I’ll let you go, then. Have a good day, she returns simply, with an emoticon of the sun.

  Have a good night, baby.

  I want to say something more, but “I love you” is out of the question and everything else I think of sounds lame. So I drag myself off of the bar stool in my lonely kitchen, knowing I have to hustle if I want to make my first meeting.

  I catch a glimpse of myself in the mirrored back wall of the elevator as I step inside. The worn boots, distressed jeans and fitted jackets that Michael likes to wear have been traded for the custom-tailored suits of Mr. Blaine. Beneath today’s navy jacket is a slim-cut herringbone shirt in ivory, and cufflinks that match the fastening on my Italian leather shoes. The suits have always felt like a costume, but I know I wear them well. I’ve learned to excel at looking the part.

  Everything skips a few beats when I stride into the office. Five years ago, so much attention would have made me uncomfortable, but Dale’s mentorship has been key. He taught me how to master the art of charming intimidation—of doling out rations of the sex and charisma that draw people in, but sheathing it in a layer of gravitas thick enough to warn them not to get too close.

  My training has served me well. I’ve metamorphosed from an introverted collaborator to a quietly effective leader. I love the complexity of managing so many things at once. I spent most of my life catering to the shy comic book geek, but I think this has been inside me all along.

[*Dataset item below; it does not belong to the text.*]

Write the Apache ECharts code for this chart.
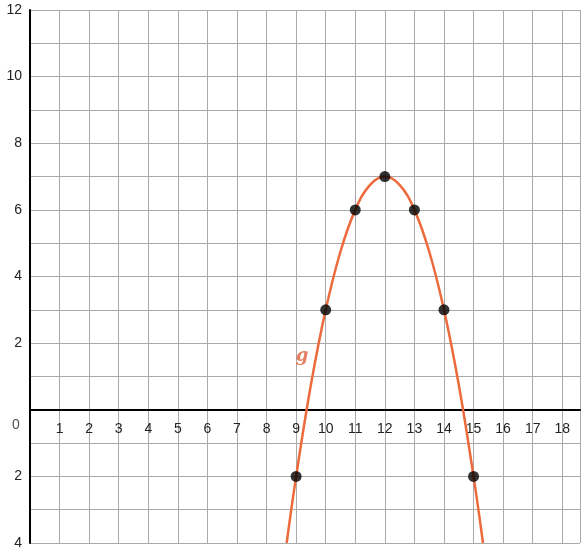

  Not that leadership hasn’t come at a price. The higher I climb, the less time I get to spend on meaty problems. Apart from an astonishing number of HR issues, there’s ass-kissing and political posturing now that I’m the boss. I remember what Darby said to me when I told her about the strange new feeling of everybody looking to me.

  “You know what they say,” she’d said. “Climbing the corporate ladder is like monkeys climbing a tree. When you’re on the top looking down, all you see is a bunch of smiling faces. When you’re on the bottom looking up, all you see are a bunch of assholes.”